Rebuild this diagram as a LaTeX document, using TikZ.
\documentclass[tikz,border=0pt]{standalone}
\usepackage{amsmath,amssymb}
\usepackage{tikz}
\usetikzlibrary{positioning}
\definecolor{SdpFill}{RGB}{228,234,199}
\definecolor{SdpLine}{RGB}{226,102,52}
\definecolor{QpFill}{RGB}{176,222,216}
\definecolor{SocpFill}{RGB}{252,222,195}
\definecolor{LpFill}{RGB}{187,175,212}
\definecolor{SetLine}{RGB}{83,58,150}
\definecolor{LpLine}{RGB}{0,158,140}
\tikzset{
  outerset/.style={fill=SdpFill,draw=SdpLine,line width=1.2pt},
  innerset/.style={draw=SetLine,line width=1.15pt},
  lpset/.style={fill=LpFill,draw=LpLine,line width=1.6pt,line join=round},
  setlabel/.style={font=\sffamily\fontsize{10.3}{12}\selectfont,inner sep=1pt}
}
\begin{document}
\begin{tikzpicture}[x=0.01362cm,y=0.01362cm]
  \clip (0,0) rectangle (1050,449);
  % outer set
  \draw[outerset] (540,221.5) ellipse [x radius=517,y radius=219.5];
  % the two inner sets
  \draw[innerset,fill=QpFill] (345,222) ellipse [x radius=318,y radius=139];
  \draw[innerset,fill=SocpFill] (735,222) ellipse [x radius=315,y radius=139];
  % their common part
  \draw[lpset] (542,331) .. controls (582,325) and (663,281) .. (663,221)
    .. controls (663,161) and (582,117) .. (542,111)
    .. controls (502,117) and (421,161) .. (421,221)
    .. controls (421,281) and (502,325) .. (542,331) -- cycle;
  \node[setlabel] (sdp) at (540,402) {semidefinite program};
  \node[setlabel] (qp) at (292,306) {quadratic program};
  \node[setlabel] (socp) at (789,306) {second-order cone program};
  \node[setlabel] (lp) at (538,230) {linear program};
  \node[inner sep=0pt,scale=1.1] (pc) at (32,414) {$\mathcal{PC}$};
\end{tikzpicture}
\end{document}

****

Hand back the material above in full, exactly as written.

Rebuild this diagram as a LaTeX document, using TikZ.
\documentclass[tikz,border=0pt]{standalone}
\usepackage{amsmath,amssymb}
\usepackage{tikz}
\usetikzlibrary{positioning}
\definecolor{SdpFill}{RGB}{228,234,199}
\definecolor{SdpLine}{RGB}{226,102,52}
\definecolor{QpFill}{RGB}{176,222,216}
\definecolor{SocpFill}{RGB}{252,222,195}
\definecolor{LpFill}{RGB}{187,175,212}
\definecolor{SetLine}{RGB}{83,58,150}
\definecolor{LpLine}{RGB}{0,158,140}
\tikzset{
  outerset/.style={fill=SdpFill,draw=SdpLine,line width=1.2pt},
  innerset/.style={draw=SetLine,line width=1.15pt},
  lpset/.style={fill=LpFill,draw=LpLine,line width=1.6pt,line join=round},
  setlabel/.style={font=\sffamily\fontsize{10.3}{12}\selectfont,inner sep=1pt}
}
\begin{document}
\begin{tikzpicture}[x=0.01362cm,y=0.01362cm]
  \clip (0,0) rectangle (1050,449);
  % outer set
  \draw[outerset] (540,221.5) ellipse [x radius=517,y radius=219.5];
  % the two inner sets
  \draw[innerset,fill=QpFill] (345,222) ellipse [x radius=318,y radius=139];
  \draw[innerset,fill=SocpFill] (735,222) ellipse [x radius=315,y radius=139];
  % their common part
  \draw[lpset] (542,331) .. controls (582,325) and (663,281) .. (663,221)
    .. controls (663,161) and (582,117) .. (542,111)
    .. controls (502,117) and (421,161) .. (421,221)
    .. controls (421,281) and (502,325) .. (542,331) -- cycle;
  \node[setlabel] (sdp) at (540,402) {semidefinite program};
  \node[setlabel] (qp) at (292,306) {quadratic program};
  \node[setlabel] (socp) at (789,306) {second-order cone program};
  \node[setlabel] (lp) at (538,230) {linear program};
  \node[inner sep=0pt,scale=1.1] (pc) at (32,414) {$\mathcal{PC}$};
\end{tikzpicture}
\end{document}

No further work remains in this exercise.